What changed? Why is Elliott trying to show Amazing Grace if Franklin clearly doesn’t want him to? Because when he settled suit with her a couple of years ago she had all the leverage. He’d successfully located all of the 1972 legal release forms signed by everyone who is featured in the documentary other than the star herself: Franklin’s contract was mysteriously missing. Well, it’s not missing anymore. As THR explained:
The reason Elliott hadn’t been able to locate it was because her paperwork had been signed in 1969, not 1972 — and what she signed was a personal service contract for both the movie studio and record label that effectively gave them full rights to the material filmed in the Watts church (and now, Elliott believes, he’s got the rights, as the film’s new owner).
What 1969 Aretha Franklin and 2015 Aretha Franklin agreed to are two different things, though. 2015 Franklin’s lawyer says, “Once we make a decision [to litigate], Alan Elliott won’t be able to show that film in his garage.” That would be ironic because in order to purchase the Amazing Grace negatives from Warner Bros. Elliott mortgaged his home.

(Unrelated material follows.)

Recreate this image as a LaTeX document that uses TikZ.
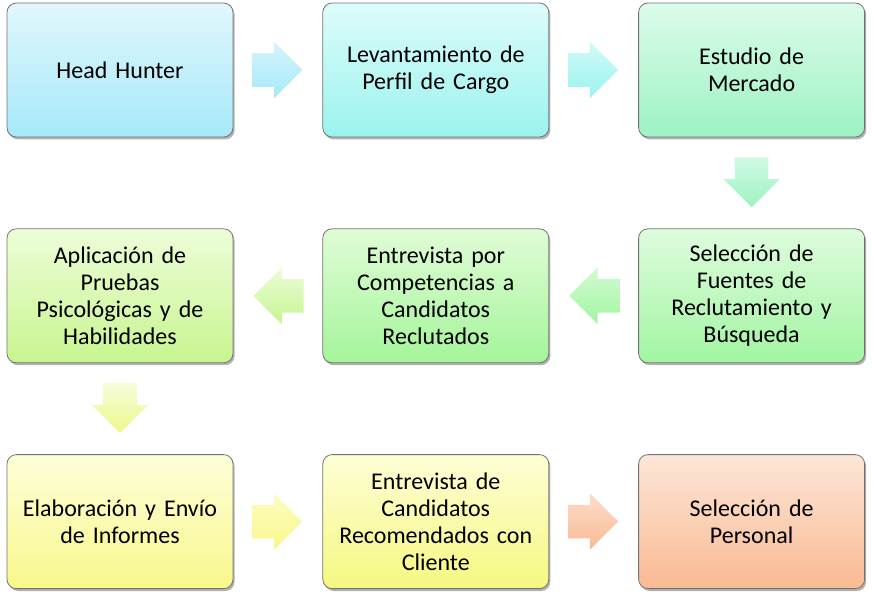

Now, that may be the only place he can screen it.
It’s up the lawyers to figure everything out for sure. These type of “Did the transfer of ownership of the physical materials and artistic rights invalidate prior contracts?” lawsuits happen all the time in Hollywood. What’s really at play here is simply that Aretha Franklin, the Queen of Soul, wants to be compensated. There’s a new documentary out there all about the recording of one of her best albums, and she’s not getting anything directly from it, cut out of any distribution sale Elliott might land on the film festival circuit.
At the moment, Elliott can simply conclude, “I understand she’s used to getting paid a lot of money to do promotion for a project like this. But I hope at some point she will come around. I always want to do right by Aretha.”